Fed up with seeing animals unintentionally mishandled on set, former farm girl Caroline Girdlestone decided to do something about it. Now one of the most respected animal trainers in Australasia, she’s worked with almost any animal imaginable across more than 500 projects – ranging from the cute barnyard animals of Racing Stripes to the horrifying ovine creatures in Black Sheep.
Jane Campion is one of the most dynamic — and applauded — filmmakers to emerge from Australasia. Campion's CV includes Cannes-winning road trip Peel, An Angel at My Table, based on the life of writer Janet Frame, and award-winning mini-series Top of the Lake. With her twisted settler romance The Piano (1993), she became the first woman to take the top award at the Cannes Film Festival.

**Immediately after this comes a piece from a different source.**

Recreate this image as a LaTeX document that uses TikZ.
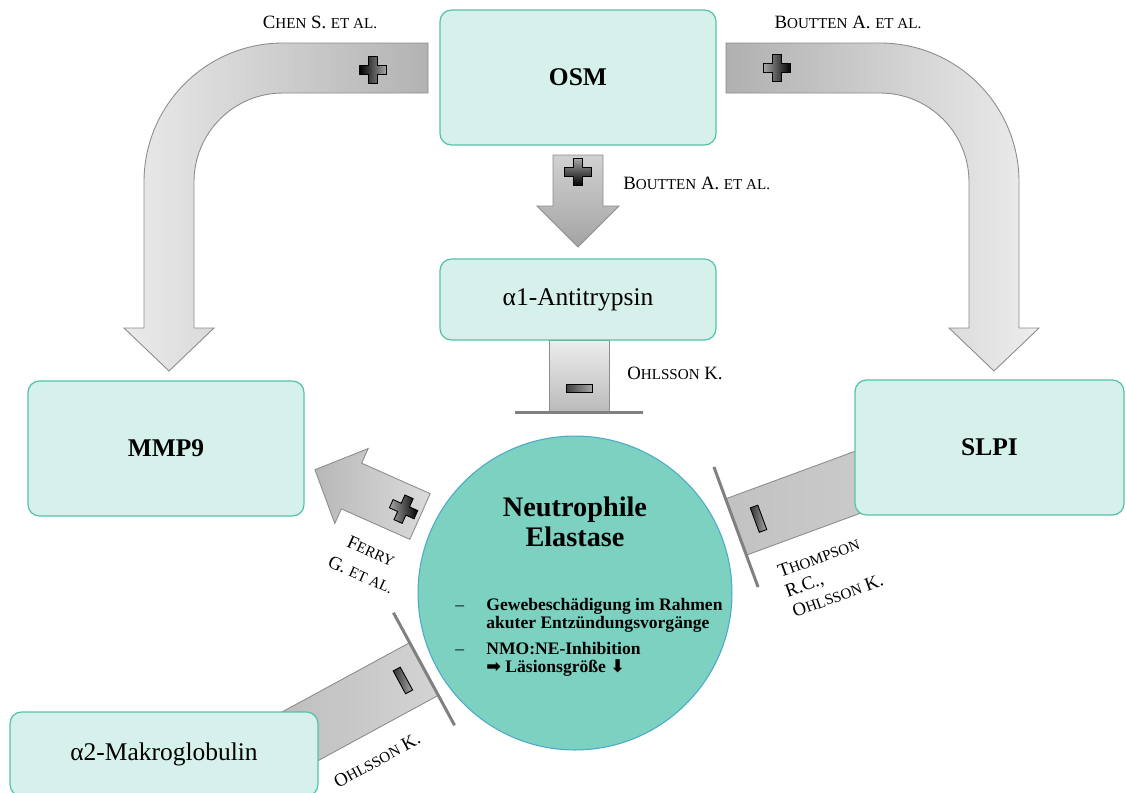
\documentclass[tikz,border=0pt]{standalone}
\usepackage{fontspec}
\setmainfont{Liberation Serif}
\newfontfamily\dejavu{DejaVu Sans}
\definecolor{boxfill}{RGB}{214,240,235}
\definecolor{boxline}{RGB}{84,194,168}
\definecolor{nefill}{RGB}{125,209,193}
\definecolor{neline}{RGB}{75,170,200}
\definecolor{barcol}{RGB}{128,128,128}
\newcommand\lblfont{\fontsize{10.7}{12}\selectfont}
\newcommand\smc[1]{{\fontsize{8.6}{10}\selectfont #1}}
\newcommand\plusat[3]{\path[signshape, shift={#1}, rotate=#2, #3] (-4.5,-13.5) -- (4.5,-13.5) -- (4.5,-4.5) -- (13.5,-4.5) -- (13.5,4.5) -- (4.5,4.5) -- (4.5,13.5) -- (-4.5,13.5) -- (-4.5,4.5) -- (-13.5,4.5) -- (-13.5,-4.5) -- (-4.5,-4.5) -- cycle;}
\newcommand\minusat[3]{\path[signshape, shift={#1}, rotate=#2, #3] (-13,-4) rectangle (13,4);}
\tikzset{
  box/.style={draw=boxline, fill=boxfill, line width=0.7pt, rounded corners=6.5pt, inner sep=0pt},
  boxtitle/.style={font=\fontsize{14.5}{17}\selectfont\bfseries},
  boxname/.style={font=\fontsize{14.5}{17}\selectfont},
  reflabel/.style={font=\lblfont, inner sep=0pt, align=center},
  arrowshape/.style={draw=black!45, line width=0.5pt},
  inhibbar/.style={draw=barcol, line width=1.7pt},
  signshape/.style={draw=black, line width=0.5pt},
}
\begin{document}
\begin{tikzpicture}[x=0.02cm,y=-0.02cm]
\useasboundingbox (0,0) rectangle (1126,792);
\clip (0,0) rectangle (1126,792);

% curved arrow OSM -> MMP9
\shade[arrowshape, left color=black!8, right color=black!30]
  (428,43) -- (283,43) .. controls (206.2,43) and (144,105.2) .. (144,182)
  -- (144,328) -- (124,328) -- (169,371) -- (214,328) -- (194,328) -- (194,182)
  .. controls (194,132.8) and (233.8,93) .. (283,93) -- (428,93) -- cycle;
\plusat{(373,70)}{0}{left color=black, right color=black!35}

% curved arrow OSM -> SLPI
\shade[arrowshape, left color=black!31, right color=black!7]
  (726,43) -- (880,43) .. controls (956.8,43) and (1019,105.2) .. (1019,182)
  -- (1019,328) -- (1039,328) -- (994,371) -- (949,328) -- (969,328) -- (969,182)
  .. controls (969,132.8) and (929.2,93) .. (880,93) -- (726,93) -- cycle;
\plusat{(777,68)}{0}{left color=black!35, right color=black}

% down arrow OSM -> a1AT
\shade[arrowshape, top color=black!18, bottom color=black!36]
  (553,155) -- (603,155) -- (603,206) -- (619,206) -- (578,247) -- (537,206) -- (553,206) -- cycle;
\plusat{(578,172)}{0}{top color=black!35, bottom color=black}

% inhibition a1AT -> NE
\shade[arrowshape, top color=black!7, bottom color=black!27] (549,340) rectangle (609,412);
\draw[inhibbar] (515,412) -- (643,412);
\minusat{(579,388)}{0}{left color=black!75, right color=black!35}

% arrow NE -> MMP9
\begin{scope}[shift={(420,516.5)}, rotate=156]
  \shade[arrowshape, left color=black!28, right color=black!14]
    (0,-25) -- (75,-25) -- (75,-41) -- (115,0) -- (75,41) -- (75,25) -- (0,25) -- cycle;
  \plusat{(18,0)}{0}{left color=black!35, right color=black}
\end{scope}

% inhibition SLPI -> NE
\begin{scope}[shift={(736,527)}, rotate=20.2]
  \shade[arrowshape, left color=black!24, right color=black!20] (0,-30) rectangle (160,30);
  \draw[inhibbar] (0,-64) -- (0,64);
  \minusat{(24,0)}{90}{left color=black!80, right color=black!35}
\end{scope}

% inhibition a2M -> NE
\begin{scope}[shift={(424,669)}, rotate=208.5]
  \shade[arrowshape, left color=black!26, right color=black!17] (0,-30) rectangle (160,30);
  \draw[inhibbar] (0,-64) -- (0,64);
  \minusat{(24,0)}{90}{left color=black!80, right color=black!35}
\end{scope}

% boxes
\node[box, boxtitle, minimum width=5.52cm, minimum height=2.7cm] (osm) at (578,77.5) {OSM};
\node[box, boxname, minimum width=5.52cm, minimum height=1.62cm] (a1at) at (578,299.5) {α1-Antitrypsin};
\node[box, boxtitle, minimum width=5.52cm, minimum height=2.7cm] (mmp9) at (166,448.5) {MMP9};
\node[box, boxtitle, minimum width=5.38cm, minimum height=2.7cm] (slpi) at (989.5,447.5) {SLPI};
\node[box, boxname, minimum width=6.16cm, minimum height=1.68cm] (a2m) at (164,754) {α2-Makroglobulin};

% neutrophil elastase
\node[circle, draw=neline, fill=nefill, line width=0.6pt, minimum size=6.28cm, inner sep=0pt] (ne) at (575,593) {};
\node[font=\fontsize{16.1}{17}\selectfont\bfseries, align=center, inner sep=0pt] (netitle) at (575,522) {Neutrophile\\Elastase};
\node[anchor=north west, inner sep=0pt, font=\fontsize{10}{10.3}\selectfont\bfseries] (nelist) at (455,597)
 {\begin{tabular}{@{}p{0.62cm}@{}l@{}}
   \mdseries – & Gewebeschädigung im Rahmen\\
              & akuter Entzündungsvorgänge\\[4.5pt]
   \mdseries – & NMO:NE-Inhibition\\
              & {\dejavu ➡} Läsionsgröße {\dejavu ⬇}
  \end{tabular}};

% reference labels
\node[reflabel] (lchen) at (320,22) {C\smc{HEN} S. \smc{ET AL.}};
\node[reflabel] (lbout1) at (848,22) {B\smc{OUTTEN} A. \smc{ET AL.}};
\node[reflabel, anchor=west] (lbout2) at (623,183) {B\smc{OUTTEN} A. \smc{ET AL.}};
\node[reflabel, anchor=west] (lohl1) at (627,373) {O\smc{HLSSON} K.};
\node[reflabel, rotate=-24, font=\fontsize{10.7}{14.5}\selectfont] (lferry) at (366,563) {F\smc{ERRY}\\G. \smc{ET AL.}};
\node[reflabel, rotate=20, align=left, anchor=north west] (lthomp) at (776,566) {T\smc{HOMPSON}\\R.C.,\\O\smc{HLSSON} K.};
\node[reflabel, rotate=28.5] (lohl2) at (377,760) {O\smc{HLSSON} K.};
\end{tikzpicture}
\end{document}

Keith Slater started his journalism career at South Pacific Television before becoming a director, then taking the helm as Auckland Bureau Chief in TV3's newsroom. Along the way he produced shows like Fair Go and Country Calendar, but his heart belonged to current affairs, where his list of credits included TV3's primetime news, 60 Minutes, 20/20, Nightline and Campbell Live. Slater passed away in June 2017.
Sound designer Mike Hopkins worked on more than 20 feature films. Along the way he won wide respect for his craft and the humble dedication he applied to it. He won awards for his work on Kiwi classics Illustrious Energy, Crush and Heavenly Creatures, and Oscars for his sound editing on King Kong and the second Lord of the Rings movie. Hopkins died in a rafting accident on 30 December 2012.
Graeme Tetley began his long scriptwriting career with Vigil, one of the most acclaimed New Zealand films of the 1980s. He went on to co-create police show Shark in the Park, collaborate extensively with director Gaylene Preston (Ruby and Rata, Bread and Roses), and co-write Out of the Blue, the story of the Aramoana massacre. Tetley passed away on 13 March 2011.
Scottish-born Kiwi Alan Dickson has directed and produced hundreds of commercials via his Auckland and Melbourne based studio Yukfoo. His animated short Preferably Blue — a twisted take on the Easter Bunny, starring English comedian Harry Enfield —screened at North America's South by Southwest and Tribeca festivals. He is developing animated feature Shirley and the Hungary Bear.
Sima Urale, Samoa’s first female filmmaker, has brought touching stories of Pacific peoples to the screen, often from an NZ outsider’s point of view. Urale credits her film success to determination and dealing with social issues close to her heart. Her lauded shorts (O Tamaiti, Still Life) were followed by her 2008 feature debut Apron Strings. Urale has also spent time as head tutor at Wellington's NZ Film and Television School.
With Hunter's Gold, Gather Your Dreams and Children of Fire Mountain, Roger Simpson blazed a successful trail for Kiwi drama shows aimed at a younger audience. Though he has written further New Zealand projects, Simpson relocated to Australia in the early 70s. Since then he has written and produced on a long run of television dramas, most often alongside producing partner Roger Le Mesurier.
Geoffrey Scott, MBE and OBE, oversaw the Government's National Film Unit for over 20 years, until his retirement in 1973. Scott began his film career playing piano over silent movies. During his command of the unit, the organisation won 141 awards.
The long journalism career of Pulitzer-Prize winner Peter Arnett includes interviews with Fidel Castro, General Manuel Noriega, Saddam Hussein and Osama Bin Laden. But his international fame stems most from two months during 1991, when he reported on the Gulf War for CNN — the only Western journalist then left in Baghdad.